While this framework requires sophisticated analytics and data integration, it really is an exercise in common sense: better allocating efforts and resources by boiling data down to practical information. Our experience suggests that by using this framework, it is possible to get that all-important head start and the results quickly pay for themselves.
If your team is only responding to Requests for Proposals (RFPs) when they hit the wires, you know three things: 1) you’re only seeing a fraction of the available opportunities, because so many opportunities never get to RFP; 2) even when you bid you’re likely already behind competitors who were in early; and 3) there must be a better way.
Your team has hunches, hypotheses, and experience about what triggers an RFP — and you have data on wins and losses. But you need additional elements to act more effectively: information and an early warning of RFP triggers; and a process to gain access where and when the need arises before it becomes common knowledge. You can use that extra time from this early warning system to triage the customer need and know exactly how to position your sales message.

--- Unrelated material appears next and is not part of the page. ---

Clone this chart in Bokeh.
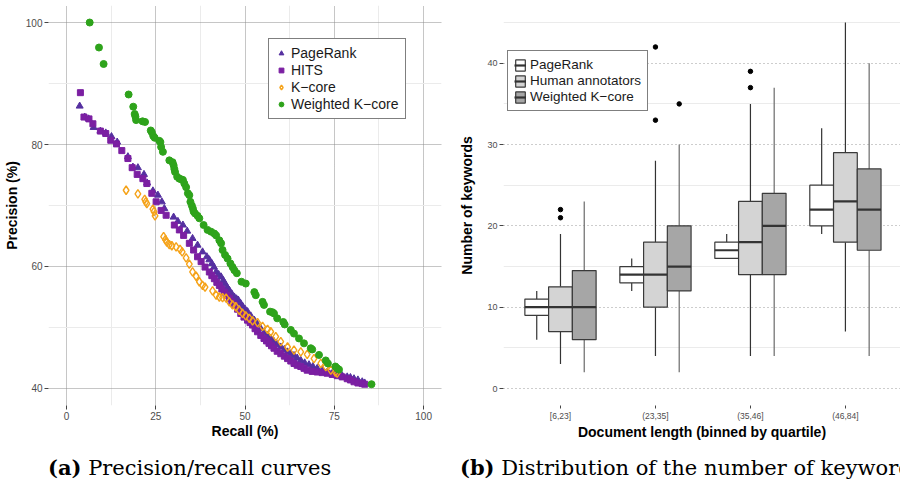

Whether you’re the CEO or sales lead, you know that a reliable predictor of customer needs would allow your team to win more share with the same resources; and accelerate growth, profit, and returns. A framework for understanding customer targeting, timing, and messaging can give your teams the roadmap they need to focus more effectively.
With the increasing availability of publicly available information, potential customers are far smarter in their pre-bid research. These potential customers can easily find information about competitive products and identify prior customers to seek out advice. For major purchases, customers may hire consultants to structure and manage the RFP process, increasing the cost to bidders and reducing the winner’s margin.